When it comes to converting percentages to decimals, the first thing you need to remember is that a percentage is just a number out of 100. This means that to turn a percentage into a decimal, you simply divide it by 100. This is straightforward and can be done in a few simple steps.

Let's take an example to clarify this concept. If you have 300%, you want to convert it to a decimal. Here's how you do it:

• Divide the percentage number (300) by 100.
• The formula becomes \(\frac{300}{100}\).
• When you carry out the division, you get 3.

So, 300% when converted to a decimal is 3. This trick works for any percentage you need to convert. Remember, always divide by 100, and you will easily get your decimal number.

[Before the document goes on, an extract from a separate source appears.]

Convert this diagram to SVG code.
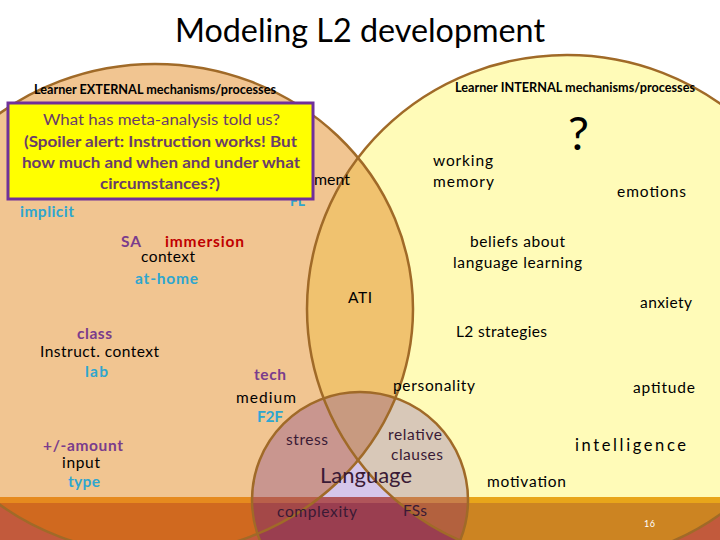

Once we have converted the percentage to a decimal, the next step usually involves some multiplication. Multiplication is a fundamental math operation where you add a number to itself a certain number of times. In this case, you're multiplying the decimal form of the percentage by another number (also known as the base number).

Using our example, we have the decimal 3 (converted from 300%). We want to find 300% of 65. Here's how you'll do it:

• Take your decimal (3) and the base number (65).
• Multiply them together: 3 * 65.
• The multiplication is performed as follows: \[(3 * 60) + (3 * 5) = 180 + 15 = 195\]

So, 300% of 65 is 195. Multiplication ties the conversion and the final calculation together, giving us the answer.

Before diving into calculations involving percentages, it's important to understand what a percentage actually is. A percentage is a way of expressing a number as a fraction of 100. For example, 50% means 50 out of 100 parts, essentially simplifying to half.

Percentages are useful in everyday life for various reasons, such as calculating discounts, determining interest rates, or understanding statistics. Here's what you need to keep in mind:

• Percentages can be greater than 100%. For instance, 300% means three times the whole.
• They can also be less than 1%, representing very small parts of a whole.

In our problem, finding 300% of 65 means we want to know what three whole parts (300%) look like compared to 65. By converting the percentage to a decimal and multiplying it by 65, we effectively calculate the extended ratio, making these concepts easier to apply in various real-world scenarios.